Love it! Boys are weird.

Jared said...

Heh.

Summer said...
This comment has been removed by the author.
Summer said...

oh mindy. sweet sweet mindy. i loved every single word of this (especially the 'bear your children" part. that fella is something else. annnddd he is CLEARLY missing out on one of the most. amazing. gals. ever. for real. :) he needs to be added to the 'to be kicked' list on your blog!

cole linnae said...

i heard about this moron from summy. want me to kick him in the jewels?

Snake said...

This story is hard to believe because women can not be older than men. It's science.

Angie said...

Mindy I LOVE your blog. Sometimes, when I'm having a hard day, you make me smile. You make me smile on other days too. You're fabulous!

cami said...

hear hear! You are the bomb.com

the end.

love your face.

for reals... the end.

Allison and Josh said...

hahaha! Wow! I hope you added him to your needs to be kicked list. Boys are idiots sometimes. Even after you're married. :) I can't wait for your upcoming blog post. Yeah, you know the one!

Eliza said...

Haha :) This cracked me up! I saw your comment referencing You've Got Mail on Me & Mr. C and had to stop by. I'm following you now! I blog at http://asteroid-325.blogspot.com, please swing by! xoxo eliza

Meg said...

As it is entirely impossible for two people of different ages, especially if the female is older than the male, to be friends, I can see why he has avoided you. I hope you send your letter. :)

DeeAura said...

BAHAHAHHAHA...

only not funny. because I meet guys like him every day.

You know the kind. The ones who drop their jaws on the ground and make no attempt to cover it up when they find out you're a month or a year or a lot of years older than they are.

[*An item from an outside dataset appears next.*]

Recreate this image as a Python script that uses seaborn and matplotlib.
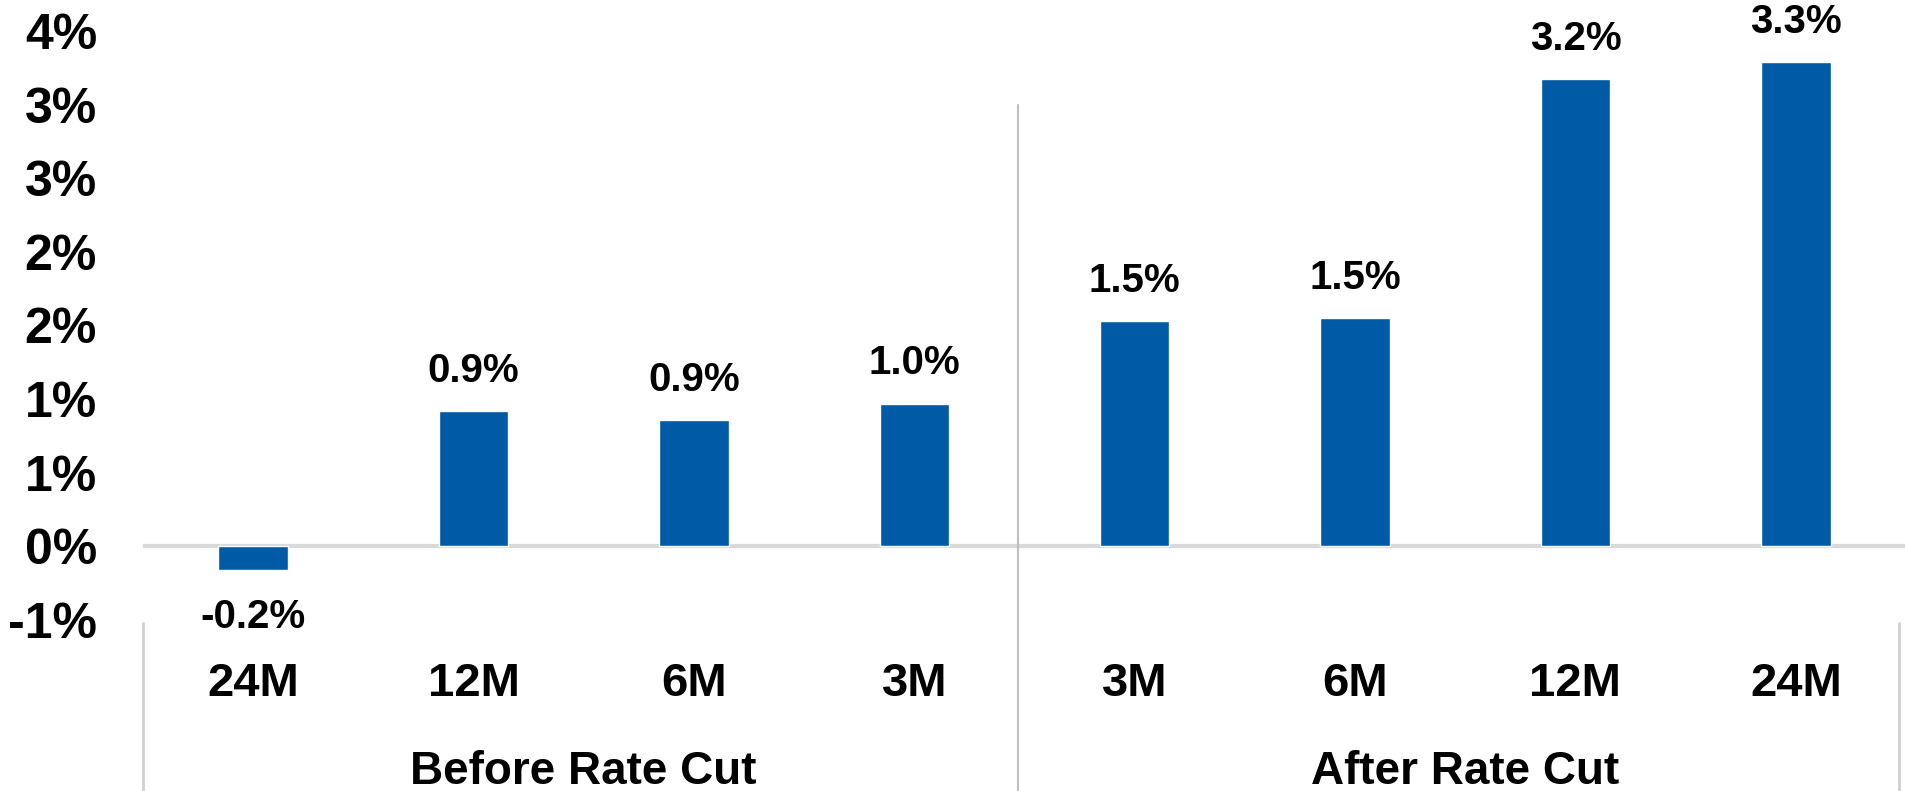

when they were clearly the dudes walking up to me in the first place.

Okay, I'm done. :)

Lissa Chandler said...

ew. he bugs me.

Stephanie said...

Thanks to Emily Adams I stumbled upon your blog ;o) The guy is so not worth your time. And I'm proof that it is okay to be married to a younger man, even though I swear we could be the same age (almost a 5 year difference). I really did love your letter! priceless!